Shan
Shan

Reputation: 1054

python requests session failed to read the response after reading a big (more than 50mb) response content

When using python requests to access some rest api, I am using request's session object. I faced a issue, when the first request is reading large content (more than 50mb) then the subsequent http request fails on the same session object. But if I didnt use the Session object then everything works fine... I have explained the code below...

import requests       # version 2.3.0  # python version 2.7

headers = {"Authorization":"Bearer sometoken"}

sess = requests.Session()
sess.verify = False
host = "https://somehost/endpoint/"
res = sess.get(url = host+'obj1/28/content', headers = headers)
print res  # this result received successfully with 200 response status code

url = host + 'obj2/1/content'
res = sess.get(url = url, headers=headers)  # the process running here continuously running     here. I need to kill the process to exit.
print "content ", res.content # this line never gets executed...

After killing the process , stack trace....

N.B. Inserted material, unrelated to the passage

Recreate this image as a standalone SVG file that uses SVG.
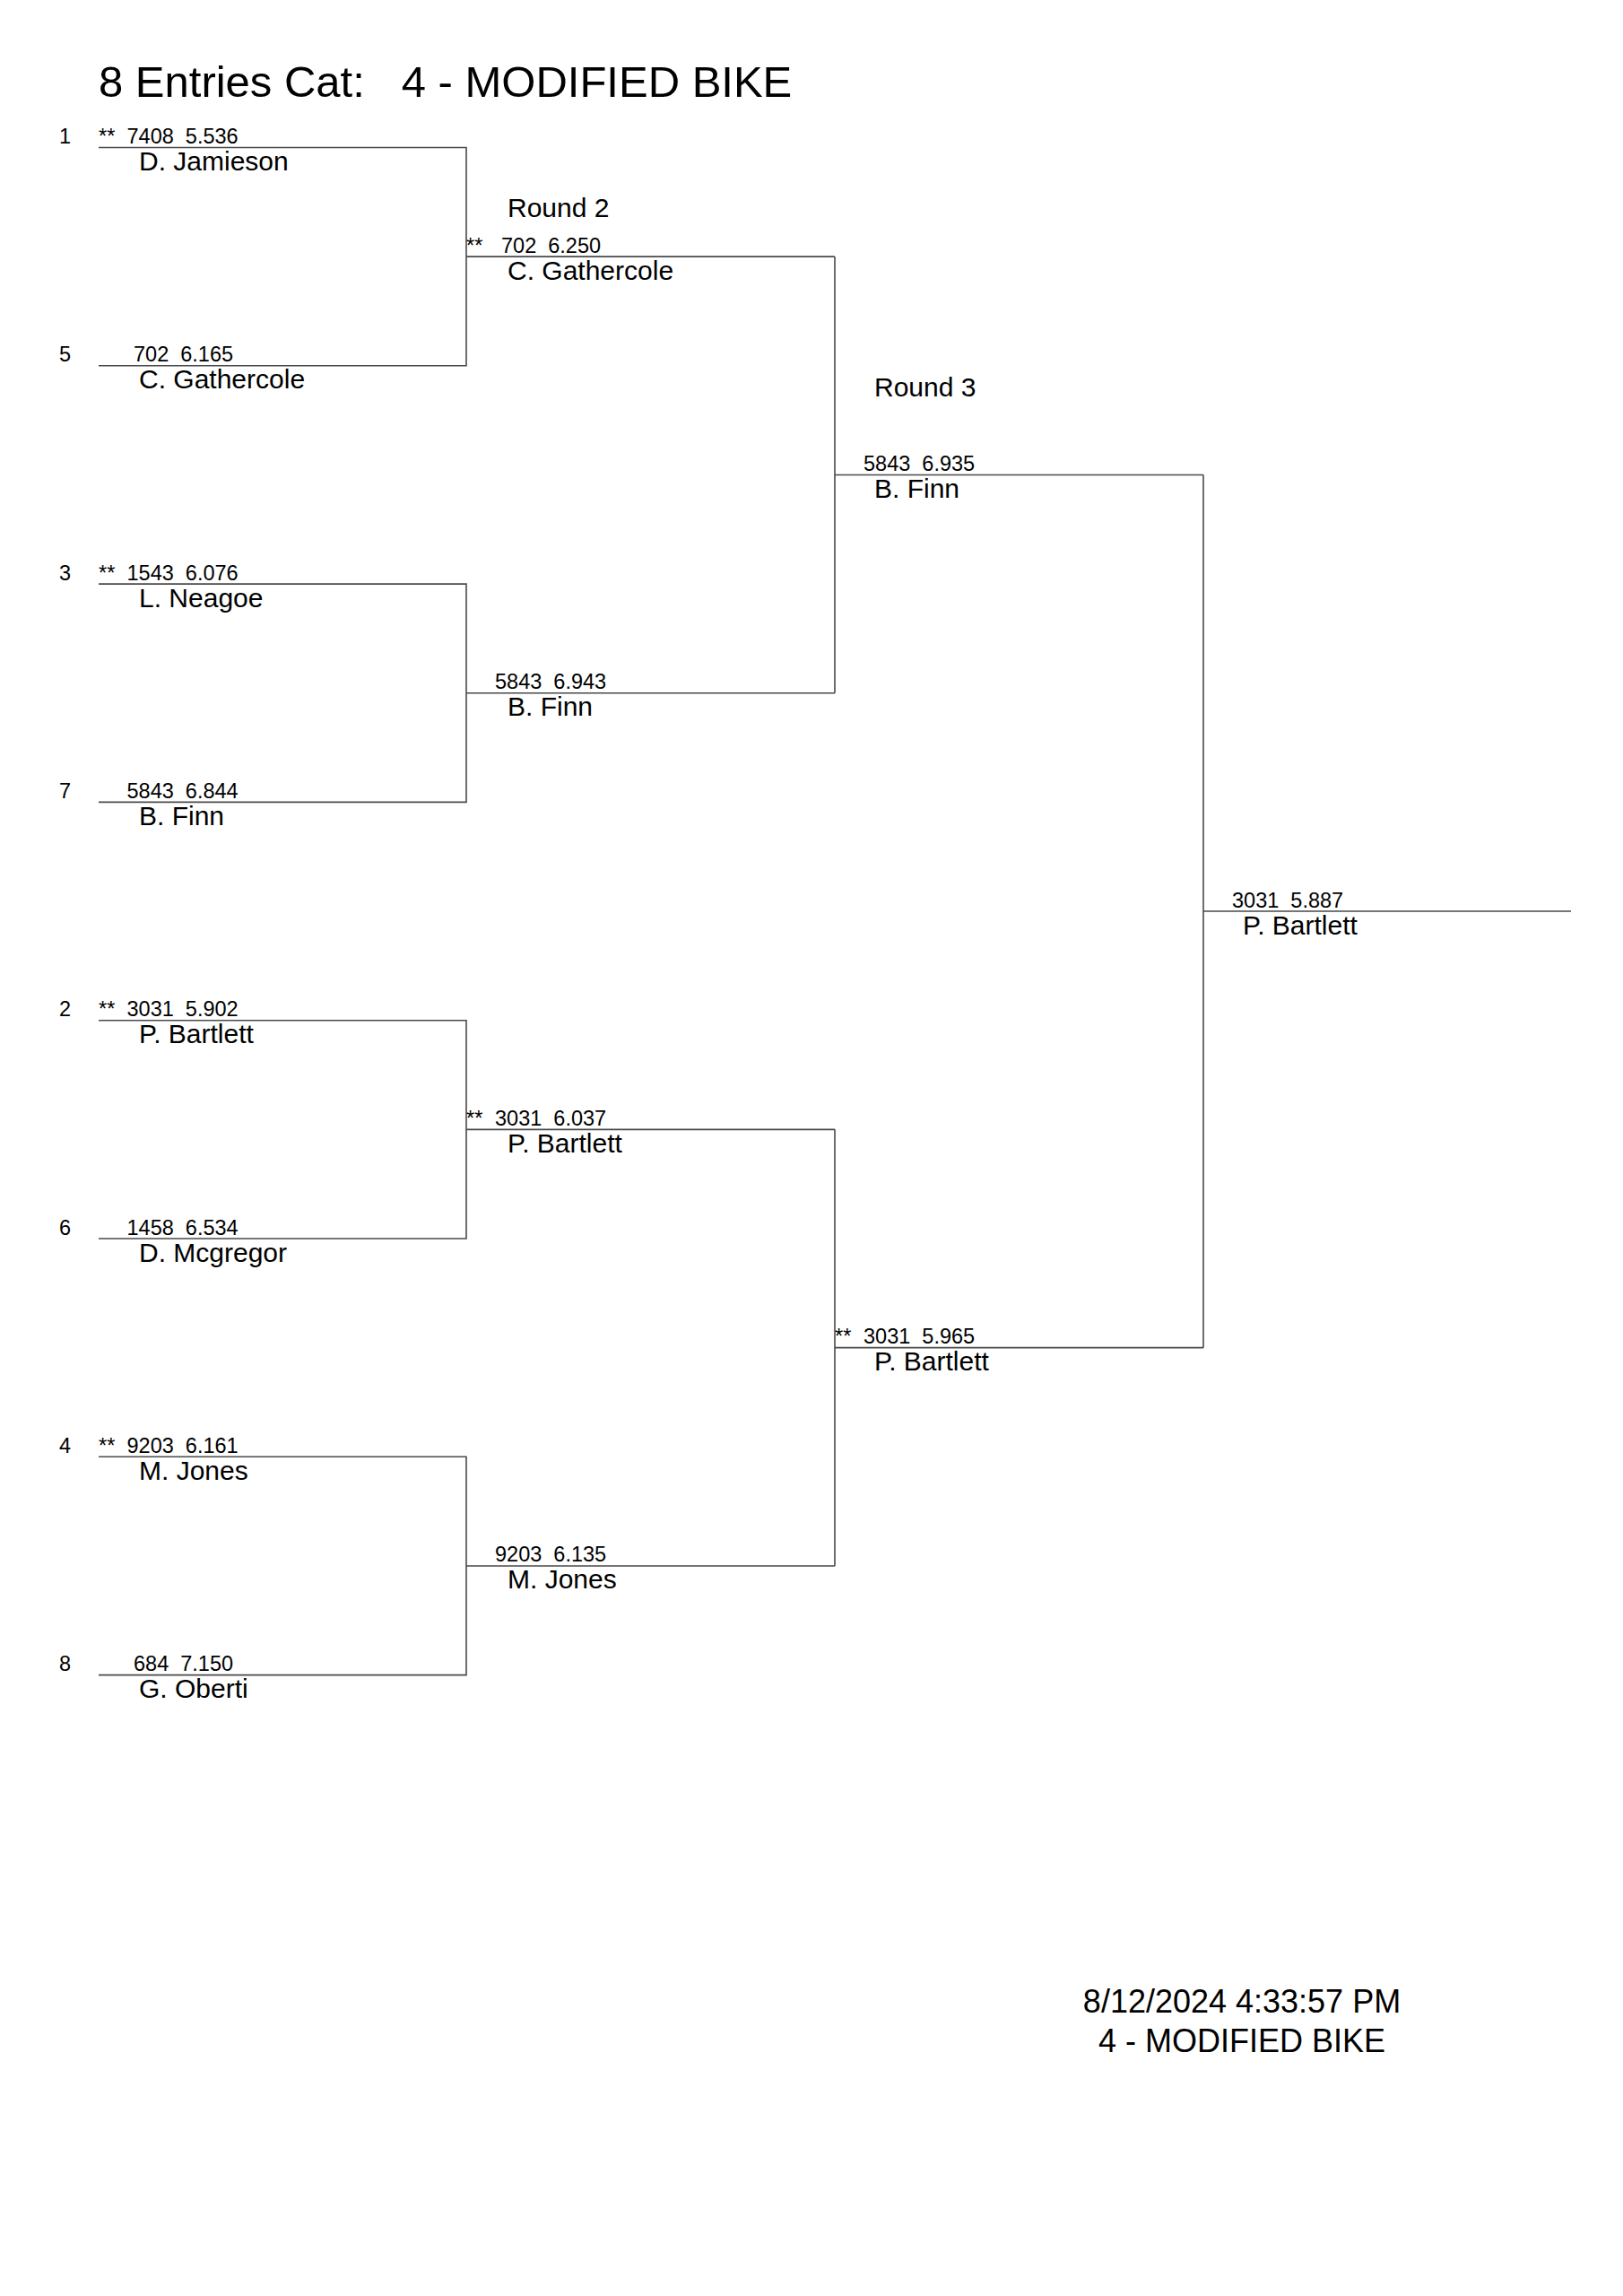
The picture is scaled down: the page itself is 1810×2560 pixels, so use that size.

  File "/opt/lib/python2.7/site-packages/requests/sessions.py", line 556, in send
    r = adapter.send(request, **kwargs)
  File "/opt/lib/python2.7/site-packages/requests/adapters.py", line 391, in send
    r.content
  File "/opt/lib/python2.7/site-packages/requests/models.py", line 690, in content
    self._content = bytes().join(self.iter_content(CONTENT_CHUNK_SIZE)) or bytes()
  File "/opt/lib/python2.7/site-packages/requests/models.py", line 628, in generate
    for chunk in self.raw.stream(chunk_size, decode_content=True):
  File "/opt/lib/python2.7/site-packages/requests/packages/urllib3/response.py", line 240, in stream
    data = self.read(amt=amt, decode_content=decode_content)
  File "/opt/lib/python2.7/site-packages/requests/packages/urllib3/response.py", line 187, in read
    data = self._fp.read(amt)
  File "/opt/lib/python2.7/httplib.py", line 567, in read
    s = self.fp.read(amt)
  File "/opt/lib/python2.7/httplib.py", line 1313, in read
    return s + self._file.read(amt - len(s))
  File "/opt/lib/python2.7/socket.py", line 380, in read
    data = self._sock.recv(left)
  File "/opt/lib/python2.7/ssl.py", line 242, in recv
    return self.read(buflen)
  File "/opt/lib/python2.7/ssl.py", line 161, in read
    return self._sslobj.read(len)

But the same http requests with out Session object works fine.

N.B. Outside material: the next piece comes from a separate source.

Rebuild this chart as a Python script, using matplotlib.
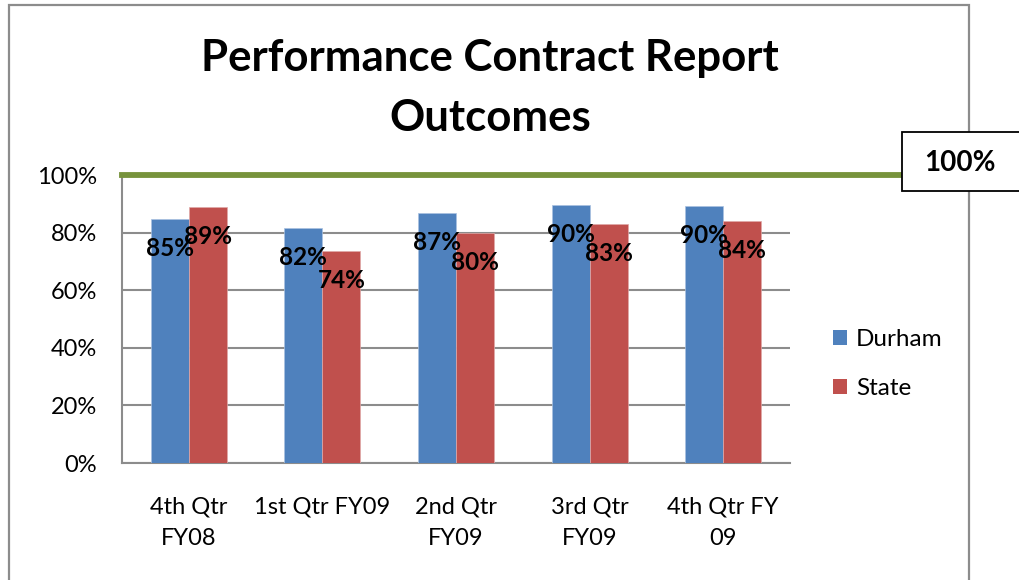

print requests.get( host+'obj1/28/content', headers = headers, verify = False)
print requests.get( host+'obj2/1/content', headers = headers, verify = False)

Upvotes: 1

Views: 3878

Answers (1)

Patrick Collins
Patrick Collins

Reputation: 10574

From the requests docs:

Excellent news — thanks to urllib3, keep-alive is 100% automatic within a session! Any requests that you make within a session will automatically reuse the appropriate connection!

Note that connections are only released back to the pool for reuse once all body data has been read; be sure to either set stream to False or read the content property of the Response object.

Sounds like the large request is holding up that connection, or, as abarnert suggests, there's an issue with the server. Try setting stream=False, or access the content of that first res object so that requests knows that it can free up that connection.

EDIT: This looks like the issue. When you call requests.get, you set verify = False explicity. This is unnecessary, since the default for requests.get is False.

However, your lockup is in adapter.send(request, **kwargs). So it looks like an HTTPAdapter object is at fault. adapter.send has the following signature:

 send(request, stream=False, timeout=None, verify=True, cert=None, proxies=None)

with verify=True as the default.

This sounds like a bug in requests, but my guess is that the verify parameter isn't getting passed down from the Session. The signature for sess.request is:

request(method, url, params=None, data=None, headers=None, cookies=None, files=None, auth=None, timeout=None, allow_redirects=True, proxies=None, hooks=None, stream=None, verify=None, cert=None)

where verify=None rather than False, so maybe that means that it's getting overriden somewhere.

Try explicitly setting verify=False in sess.get.